10-Year-Old Boy Discovers 600-Million-Year-Old Supernova 214
minty3 writes "Nathan Gray, 10, from Nova Scotia, Canada, recently discovered a 600-million-year-old supernova in the galaxy PGC 61330, which lies in the constellation of Draco – beating his sister by 33 days as the youngest person to find a supernova. Gray made the discovery on October 30 while looking at astronomical images taken by Dave Lane, who runs the Abbey Ridge Observatory (ARO) in Nova Scotia. The Royal Astronomical Society of Canada confirmed Gray's discovery, but astronomers with the International Astronomical Union say they will need to use a larger telescope to make the finding official."

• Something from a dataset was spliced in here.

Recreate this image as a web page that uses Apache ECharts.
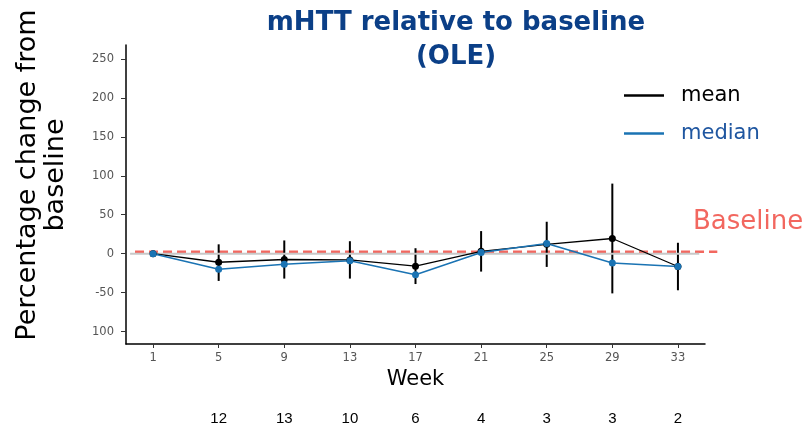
<!DOCTYPE html>
<html>
<head>
<meta charset="utf-8">
<script src="https://cdn.jsdelivr.net/npm/echarts@6/dist/echarts.min.js"></script>
<style>html,body{margin:0;padding:0;background:#fff;}#c{width:806px;height:427px;}</style>
</head>
<body>
<div id="c"></div>
<script>
const weeks = [1, 5, 9, 13, 17, 21, 25, 29, 33];
const meanVals = [0, -11, -7.5, -8, -16, 3, 12, 19.5, -16.5];
const medianVals = [0, -20, -13.5, -9, -27, 1.5, 13, -12, -16.5];
const errLow = [null, -35, -32, -32, -39, -23, -17, -51, -47];
const errHigh = [null, 12, 17, 16, 7, 29, 41, 90, 14];
const nWeeks = [5, 9, 13, 17, 21, 25, 29, 33];
const nCounts = [12, 13, 10, 6, 4, 3, 3, 2];
const yTicks = [-100, -50, 0, 50, 100, 150, 200, 250];
const yTickLabels = ['100', '-50', '0', '50', '100', '150', '200', '250'];
const baselineValue = 2.5;
const baselineSpan = [-0.1, 35.4];
const zeroSpan = [-0.4, 34.3];

const meanData = weeks.map((w, i) => [w, meanVals[i]]);
const medianData = weeks.map((w, i) => [w, medianVals[i]]);
const errData = weeks.map((w, i) => [w, errLow[i], errHigh[i]]).filter(d => d[1] !== null);

const chart = echarts.init(document.getElementById('c'));
const tickFont = { color: '#555', fontSize: 11.5, fontFamily: 'DejaVu Sans' };

chart.setOption({
  animation: false,
  backgroundColor: '#fff',
  title: {
    text: 'mHTT relative to baseline\n(OLE)',
    left: 451, top: 1, textAlign: 'center',
    textStyle: { color: '#0B3F87', fontSize: 26, fontWeight: 'bold', fontFamily: 'DejaVu Sans', lineHeight: 34 }
  },
  legend: {
    orient: 'vertical', left: 619, top: 80, itemGap: 17,
    itemWidth: 40, itemHeight: 2.5, icon: 'rect',
    data: [
      { name: 'mean', textStyle: { color: '#000' } },
      { name: 'median', textStyle: { color: '#1F56A0' } }
    ],
    textStyle: { fontSize: 21, fontFamily: 'DejaVu Sans', padding: [0, 0, 0, 12] }
  },
  graphic: [
    { type: 'text', x: 42, y: 175, rotation: Math.PI / 2,
      style: { text: 'Percentage change from\nbaseline', fill: '#000', font: '27px "DejaVu Sans"', textAlign: 'center', textVerticalAlign: 'middle', lineHeight: 28 } },
    { type: 'text', x: 693, y: 222,
      style: { text: 'Baseline', fill: '#F2675F', font: '26px "DejaVu Sans"', textAlign: 'left', textVerticalAlign: 'middle' } }
  ],
  grid: { left: 126, right: 101, top: 45, bottom: 83 },
  xAxis: [
    {
      type: 'value', min: -0.65, max: 34.65,
      name: 'Week', nameLocation: 'middle', nameGap: 21,
      nameTextStyle: { color: '#000', fontSize: 21, fontFamily: 'DejaVu Sans' },
      axisLine: { onZero: false, lineStyle: { color: '#000', width: 1.5 } },
      axisTick: { customValues: weeks, length: 4, lineStyle: { color: '#333' } },
      axisLabel: Object.assign({ customValues: weeks, margin: 8 }, tickFont),
      splitLine: { show: false }
    },
    {
      type: 'value', min: -0.65, max: 34.65, position: 'bottom', offset: 59,
      axisLine: { show: false, onZero: false }, axisTick: { show: false }, splitLine: { show: false },
      axisLabel: {
        customValues: nWeeks, margin: 8, color: '#000', fontSize: 15, fontFamily: 'Liberation Sans',
        formatter: v => { const i = nWeeks.indexOf(v); return i >= 0 ? String(nCounts[i]) : ''; }
      }
    }
  ],
  yAxis: {
    type: 'value', min: -116, max: 268,
    axisLine: { show: true, onZero: false, lineStyle: { color: '#000', width: 1.5 } },
    axisTick: { show: true, customValues: yTicks, length: 5, lineStyle: { color: '#333' } },
    axisLabel: Object.assign({
      customValues: yTicks, margin: 12,
      formatter: v => { const i = yTicks.indexOf(v); return i >= 0 ? yTickLabels[i] : ''; }
    }, tickFont),
    splitLine: { show: false }
  },
  series: [
    { name: 'zero', type: 'line', data: [[zeroSpan[0], 0], [zeroSpan[1], 0]], symbol: 'none', silent: true,
      lineStyle: { color: '#c8c8c8', width: 2 } },
    { name: 'err', type: 'custom', data: errData, encode: { x: 0, y: [1, 2] },
      renderItem: (params, api) => {
        const p1 = api.coord([api.value(0), api.value(1)]);
        const p2 = api.coord([api.value(0), api.value(2)]);
        return { type: 'line', shape: { x1: p1[0], y1: p1[1], x2: p2[0], y2: p2[1] }, style: { stroke: '#000', lineWidth: 2 } };
      } },
    { name: 'mean', type: 'line', data: meanData, color: '#000', symbol: 'circle', symbolSize: 7,
      lineStyle: { color: '#000', width: 1.3 }, itemStyle: { color: '#000' } },
    { name: 'median', type: 'line', data: medianData, color: '#1a73b3', symbol: 'circle', symbolSize: 7,
      lineStyle: { color: '#1a73b3', width: 1.5 }, itemStyle: { color: '#1a73b3' } }
  ]
});

// Baseline dashed line extends past the plotting area; place it through the chart's own scales.
const b1 = chart.convertToPixel({ gridIndex: 0 }, [baselineSpan[0], baselineValue]);
const b2 = chart.convertToPixel({ gridIndex: 0 }, [baselineSpan[1], baselineValue]);
chart.setOption({
  graphic: [
    { type: 'text', x: 42, y: 175, rotation: Math.PI / 2,
      style: { text: 'Percentage change from\nbaseline', fill: '#000', font: '27px "DejaVu Sans"', textAlign: 'center', textVerticalAlign: 'middle', lineHeight: 28 } },
    { type: 'text', x: 693, y: 222,
      style: { text: 'Baseline', fill: '#F2675F', font: '26px "DejaVu Sans"', textAlign: 'left', textVerticalAlign: 'middle' } },
    { type: 'line', z: 2, silent: true,
      shape: { x1: b1[0], y1: b1[1], x2: b2[0], y2: b2[1] },
      style: { stroke: '#F2675F', lineWidth: 2.5, lineDash: [9, 5] } }
  ]
});
</script>
</body>
</html>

Need Coffee (Score:4, Funny)
Read that as 10-Year-Old Supernova Discovers 600-Million-Year-Old Boy
Re:Recently discovered almost 3 years ago (Score:5, Funny)
Published on Tue Jan 04 2011
Cool story. Not exactly recent, though.
That is because before publishing, all Slashdot news go through a rigorous fact-checking and quality assurance review, which can take months or years.
Re:No, 10-year-old boy's FATHER finds supernova (Score:5, Funny)
I have trained OCR programs to recognize patterns. If they discover something from the data I give them, do I not take the credit?
Re:No, 10-year-old boy's FATHER finds supernova (Score:4, Funny)
All credit to Adam and Eve.
Ho-hum (Score:4, Funny)
"10-Year-Old Boy Discovers 600-Million-Year-Old Supernova" is a "Dog Bites Man" story. "600-Million-Year-Old Boy Discovers 10-Year-Old Supernova" would be serious real news. Wow!